-------- Stored rows
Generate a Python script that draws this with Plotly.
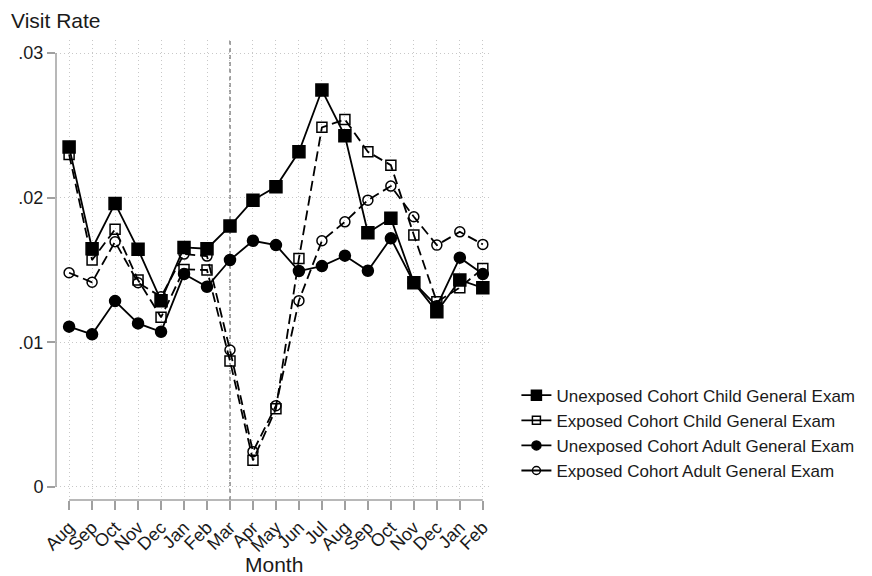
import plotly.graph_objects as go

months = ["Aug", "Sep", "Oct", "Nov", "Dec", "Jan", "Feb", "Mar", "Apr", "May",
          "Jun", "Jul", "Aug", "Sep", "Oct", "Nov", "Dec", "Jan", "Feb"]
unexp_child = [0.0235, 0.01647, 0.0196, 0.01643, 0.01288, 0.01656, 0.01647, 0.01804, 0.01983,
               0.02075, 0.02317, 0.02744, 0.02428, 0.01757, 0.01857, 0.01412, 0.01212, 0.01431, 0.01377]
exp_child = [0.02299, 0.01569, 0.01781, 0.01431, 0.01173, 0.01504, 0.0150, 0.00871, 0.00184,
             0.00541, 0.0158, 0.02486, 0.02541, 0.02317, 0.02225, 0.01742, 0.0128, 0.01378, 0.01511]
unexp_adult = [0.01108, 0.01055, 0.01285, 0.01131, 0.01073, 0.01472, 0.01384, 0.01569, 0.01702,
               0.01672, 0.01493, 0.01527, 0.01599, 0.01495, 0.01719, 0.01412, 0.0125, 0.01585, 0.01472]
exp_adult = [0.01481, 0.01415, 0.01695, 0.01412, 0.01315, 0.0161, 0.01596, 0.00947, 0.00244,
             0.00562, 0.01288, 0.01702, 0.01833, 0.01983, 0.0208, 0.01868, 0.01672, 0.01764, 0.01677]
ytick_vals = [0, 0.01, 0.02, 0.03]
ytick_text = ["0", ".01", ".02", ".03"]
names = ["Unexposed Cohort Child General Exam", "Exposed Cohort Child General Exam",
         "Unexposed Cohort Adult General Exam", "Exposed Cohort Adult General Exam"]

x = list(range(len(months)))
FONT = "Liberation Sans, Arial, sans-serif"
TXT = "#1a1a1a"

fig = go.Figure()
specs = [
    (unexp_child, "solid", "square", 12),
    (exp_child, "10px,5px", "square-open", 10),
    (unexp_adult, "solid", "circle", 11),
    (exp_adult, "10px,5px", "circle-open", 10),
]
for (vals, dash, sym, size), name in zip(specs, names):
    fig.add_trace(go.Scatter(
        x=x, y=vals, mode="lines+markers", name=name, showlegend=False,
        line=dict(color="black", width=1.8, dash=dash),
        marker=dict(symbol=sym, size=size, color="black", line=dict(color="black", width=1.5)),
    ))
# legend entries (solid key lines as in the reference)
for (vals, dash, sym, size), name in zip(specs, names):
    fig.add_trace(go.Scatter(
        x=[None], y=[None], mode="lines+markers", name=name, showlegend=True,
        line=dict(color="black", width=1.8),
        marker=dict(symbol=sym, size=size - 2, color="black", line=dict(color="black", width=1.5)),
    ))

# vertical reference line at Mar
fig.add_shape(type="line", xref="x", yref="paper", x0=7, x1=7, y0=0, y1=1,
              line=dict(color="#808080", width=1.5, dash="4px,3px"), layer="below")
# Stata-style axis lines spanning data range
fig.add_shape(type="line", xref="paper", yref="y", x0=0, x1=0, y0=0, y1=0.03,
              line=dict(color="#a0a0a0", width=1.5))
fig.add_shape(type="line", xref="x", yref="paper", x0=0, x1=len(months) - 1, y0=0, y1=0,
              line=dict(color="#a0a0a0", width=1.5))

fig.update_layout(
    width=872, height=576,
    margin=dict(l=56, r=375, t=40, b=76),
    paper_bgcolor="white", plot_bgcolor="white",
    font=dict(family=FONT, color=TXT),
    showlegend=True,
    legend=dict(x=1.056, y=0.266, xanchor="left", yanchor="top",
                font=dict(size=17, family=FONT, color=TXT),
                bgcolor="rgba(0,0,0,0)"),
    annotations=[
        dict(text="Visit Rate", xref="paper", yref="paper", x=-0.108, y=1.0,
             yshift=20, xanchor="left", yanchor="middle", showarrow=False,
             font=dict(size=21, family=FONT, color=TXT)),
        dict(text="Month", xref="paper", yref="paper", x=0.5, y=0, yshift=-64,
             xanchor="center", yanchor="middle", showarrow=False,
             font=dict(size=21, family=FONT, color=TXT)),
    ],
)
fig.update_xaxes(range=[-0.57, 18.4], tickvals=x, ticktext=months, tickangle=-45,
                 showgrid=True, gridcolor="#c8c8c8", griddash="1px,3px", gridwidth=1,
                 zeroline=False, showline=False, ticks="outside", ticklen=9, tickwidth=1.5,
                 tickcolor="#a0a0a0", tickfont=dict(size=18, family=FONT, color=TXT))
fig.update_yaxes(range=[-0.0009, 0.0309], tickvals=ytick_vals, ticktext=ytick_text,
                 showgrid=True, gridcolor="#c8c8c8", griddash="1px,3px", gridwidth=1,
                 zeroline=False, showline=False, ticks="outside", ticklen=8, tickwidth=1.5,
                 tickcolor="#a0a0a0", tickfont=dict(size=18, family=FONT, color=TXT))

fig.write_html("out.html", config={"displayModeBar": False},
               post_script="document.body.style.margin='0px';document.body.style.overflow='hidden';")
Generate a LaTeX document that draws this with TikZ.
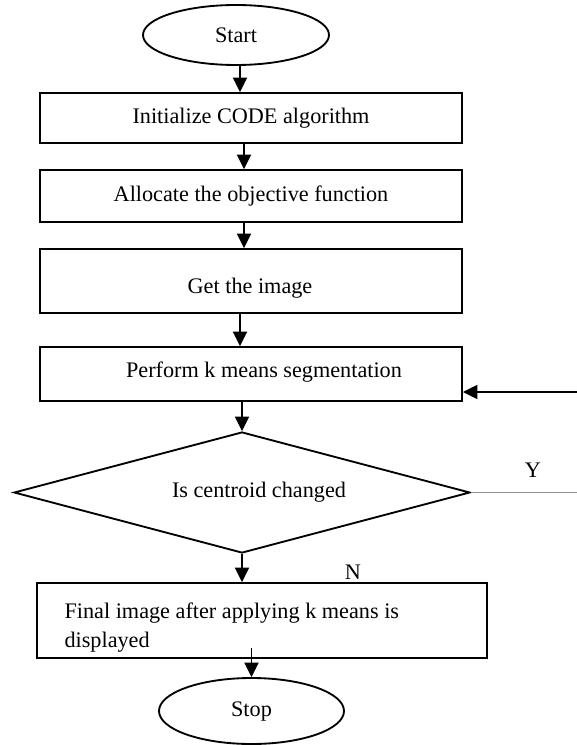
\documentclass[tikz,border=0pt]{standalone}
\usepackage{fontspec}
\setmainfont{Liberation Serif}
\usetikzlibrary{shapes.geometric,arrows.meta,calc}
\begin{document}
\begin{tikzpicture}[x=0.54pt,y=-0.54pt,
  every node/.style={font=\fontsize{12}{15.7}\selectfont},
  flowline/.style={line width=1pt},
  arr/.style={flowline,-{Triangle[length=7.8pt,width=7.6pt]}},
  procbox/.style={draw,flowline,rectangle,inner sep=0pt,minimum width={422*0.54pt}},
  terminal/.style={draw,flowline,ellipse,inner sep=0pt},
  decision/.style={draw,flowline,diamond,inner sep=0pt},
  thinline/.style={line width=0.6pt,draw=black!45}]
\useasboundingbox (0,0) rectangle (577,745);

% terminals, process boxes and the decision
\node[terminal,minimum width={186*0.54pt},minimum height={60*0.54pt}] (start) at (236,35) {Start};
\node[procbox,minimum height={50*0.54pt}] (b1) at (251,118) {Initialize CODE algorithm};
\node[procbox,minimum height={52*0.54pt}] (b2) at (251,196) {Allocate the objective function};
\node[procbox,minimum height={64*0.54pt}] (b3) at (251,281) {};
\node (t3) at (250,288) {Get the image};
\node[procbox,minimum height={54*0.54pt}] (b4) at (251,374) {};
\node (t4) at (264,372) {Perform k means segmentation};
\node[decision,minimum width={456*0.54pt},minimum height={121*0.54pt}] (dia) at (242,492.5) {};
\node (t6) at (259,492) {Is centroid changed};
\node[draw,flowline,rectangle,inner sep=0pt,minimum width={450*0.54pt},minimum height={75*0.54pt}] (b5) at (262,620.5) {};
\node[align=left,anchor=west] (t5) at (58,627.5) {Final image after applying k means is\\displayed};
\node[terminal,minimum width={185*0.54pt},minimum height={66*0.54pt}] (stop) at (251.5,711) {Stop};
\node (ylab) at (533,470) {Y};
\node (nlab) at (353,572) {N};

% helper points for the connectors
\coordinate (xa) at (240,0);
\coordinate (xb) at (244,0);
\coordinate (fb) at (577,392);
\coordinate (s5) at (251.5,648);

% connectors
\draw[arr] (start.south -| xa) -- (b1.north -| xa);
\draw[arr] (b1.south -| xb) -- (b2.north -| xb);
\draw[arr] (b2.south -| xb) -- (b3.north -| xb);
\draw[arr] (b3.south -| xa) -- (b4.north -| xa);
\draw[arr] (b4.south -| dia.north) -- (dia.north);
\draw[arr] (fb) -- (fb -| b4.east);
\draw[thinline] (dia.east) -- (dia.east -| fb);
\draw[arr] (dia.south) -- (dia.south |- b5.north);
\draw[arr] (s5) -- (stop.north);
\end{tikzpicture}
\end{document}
----------------
_Problem to work on_.
From the data, pick out every line that includes "draws".

_Exercise answer_.
Generate a Python script that draws this with Plotly.
Generate a LaTeX document that draws this with TikZ.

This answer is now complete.